WORLD
Mar-A-Lago Accord could rattle global markets and trigger deep volatility
- IBJ Bureau
- Mar 28, 2025

All eyes are on reciprocal tax on US imports that will take effect from April. The much-dreaded measure is actually just the beginning of US President Donald Trump’s saga of disruption. It is gradually becoming clear that the so-called Mar-a-Lago Accord is Mr Trump’s next step in his grand MAGA (Make America Great Again) plan.
First mentioned by Stephen Miran, the chairman of Mr Trump’s Council of Economic Advisers, in a report last September, the Mar-a-Lago Accord is envisioned as a global pact to devalue the dollar. The Mar-a-Lago (Mr Trump’s ultra-luxury retreat in Palm Beach, Florida) Accord draws its name from the 1985 Plaza (Plaza Hotel in New York) Accord, reached by the US with its then top-four trading partners – the UK, France, Germany and Japan – to devalue the dollar.
In the September report, Mr Miran blames the overvalued US dollar as the root cause for its unsustainably-high fiscal and trade deficits. The US president and his inner circle believe that the strong dollar has created international trade imbalances and handicapped US manufacturers. A weaker dollar would make US exports more competitive and bring more high-paying manufacturing jobs back into the country.
The envisaged Mar-a-Lago Accord involves getting the US’ major trading partners – particularly Canada, Mexico, the EU, Japan and China, which have the highest trade surpluses with the US – to sell their dollar reserves in a coordinated manner to weaken the US currency. It would not be easy to convince these countries to strengthen their respective currencies by selling the dollars and making their exports uncompetitive.
It is here that the higher reciprocal tariffs come into picture. The US would use the high tariffs as a threat to get its partners to sell dollars, promising them to lower tariffs, if they offloaded the currency. Washington would also get these partners’ central banks to swap short-term Treasury Bills and bonds with long-term, currently non-existent 100-year bonds. This will accomplish the delicate balancing act of engineering a weaker dollar without driving up US’ borrowing costs.

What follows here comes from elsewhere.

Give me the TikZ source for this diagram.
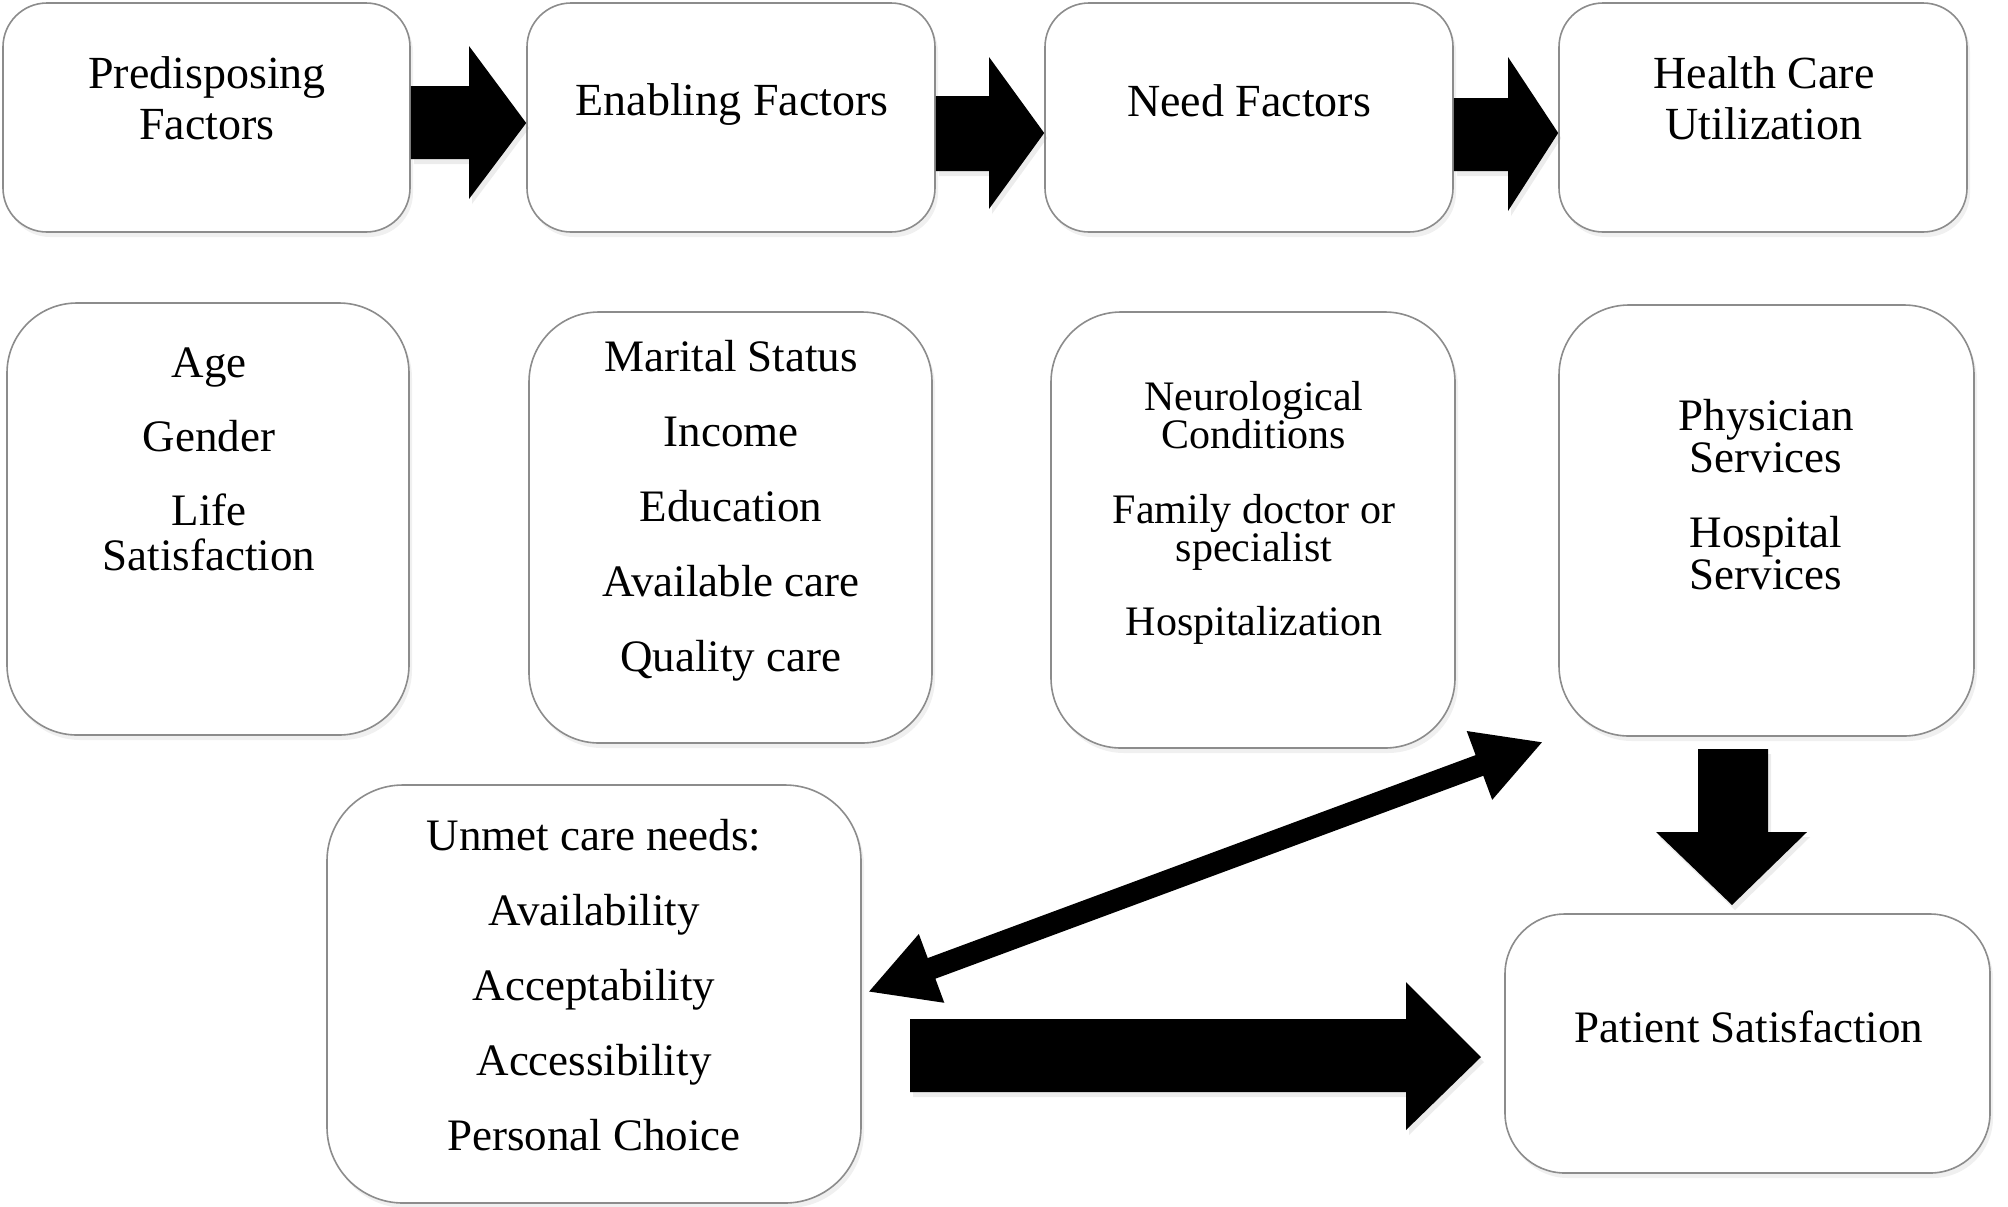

These century bonds would not pay any interest. Instead, the investors would be able to recoup their investment with a premium on the maturity of the bonds. If one of the countries needed cash, they could borrow temporarily from the Federal Reserve against the bonds. Here again, higher tariffs and withdrawal of US defence security arrangement would act as threats to achieve the objectives of the weaker dollar and lower interest payment on the federal debt. Besides, the US would also impose a user fee on the central banks holding short-term US Treasuries and refusing to swap them with the century bonds.
So, can this Mar-a-Lago Accord really materialise? Theoretically, it is possible. However, the new currency pact is in many ways different from the agreement achieved in 1985. Back then, the four major trading partners of the US were also its military allies, making it easier to get them to agree on the deal. However, the current trading partners of the US, especially China, are no longer US’ military allies dependent upon it for their security. It would be easier said than done to operationalise the Mar-a-Lago Accord.
There could be serious ramifications for the global markets, whether the currency deal is done or not. A weaker dollar would trigger inflation and recession in the US. Moreover, the tariff wars would raise prices sharply and disrupt global supply chains. US Treasury restructuring could rattle investors’ confidence and plunge the global currency, bond and equity markets into volatility. The only thing certain for now is a prolonged period of uncertainty – something that nobody likes.